Posted By Antonieta Vivas On May 13, 2019 @ 9:31 am In Folk Beliefs,general,Protection,Signs | Comments Disabled

Context: The informant had been speaking of memories with her track team in high school.

Piece:

Informant: Yeah so, there was this like consp.. I don’t even fucking know… okay so basically my coach said that if you ever like dropped the baton, like the relay baton during track practice that like that for sure you were like you were like… I don’t know something about the relay… and the actual race was gonna get super messed up. And so if you dropped the baton you always got severely punished on the team and one time this girl Maya dropped the baton and then the coach made the whole team run two miles because she like takes it super seriously and apparently that’s the only way to cancel it and uh. The weird thing was that it wasn’t even that if you dropped the baton during practice you were gonna drop the baton during the actual race it was just that something is gonna go wrong like nobody knows what. Usually it was about somebody being injured or like someone going down and have an injury if the baton was dropped in practice.

Collector: Um so did you like…

Informant: So I never dropped the baton before but it was always really scary and I knew the punishment was gonna be something really ridiculous if someone did it um and plus um because of the fact that our coach believe that if your dropped the baton it resulted in someone being injured, everybody would be on edge for the track meet after a practice where someone dropped the baton. So it was kinda like an extra pressure added. So it made it that I was on the relay team freshman year and we never dropped the baton.

Background: The informant, a 19 year old USC student, ran for the track team in high school. This piece reflects the beliefs she shared with her team. This belief also helped push her as an athlete and created a sense of camaraderie within her team.

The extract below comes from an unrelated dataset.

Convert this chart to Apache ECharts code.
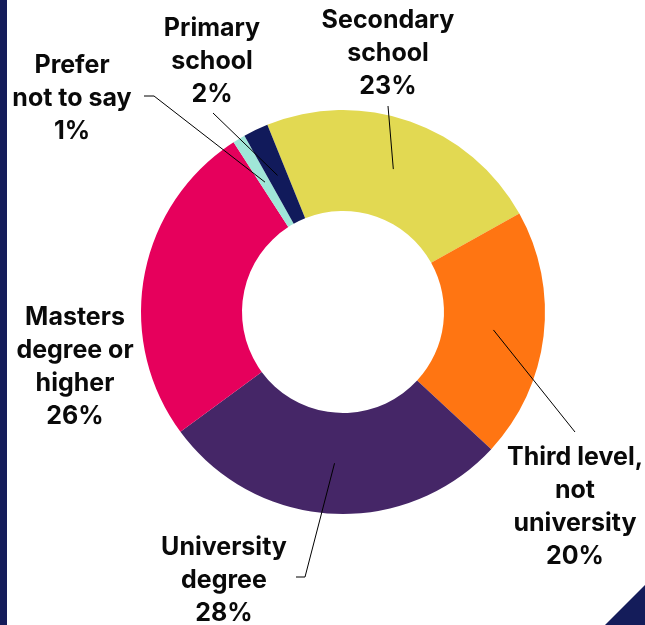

Analysis: This superstition is a homeopathic superstition, as it follows the “like produces like” ideology. If the baton is dropped (which is considered bad) then a team member will get injured (also considered bad). But once they run laps (which is good for athletic ability) then the predicted injury is reversed (also good). This belief amongst her track team is a piece of shared knowledge that connected the team. This idea provided standards for the team and brought the team together through the common goal of safety. This also is a sort of preventative measure against injury, which is incredibly important for sports. What is particularly interesting is that the coach enforced this shared superstition through punishment. Superstitions typically are an individual choice, but in this case the team felt obligated to do so and almost forced into believing the superstition. This piece shows the power of sharing beliefs with others and how it affects an environment/group of people. It also enforces a core value of American society which is success, and by believing and following through with this superstition, the team is led to success.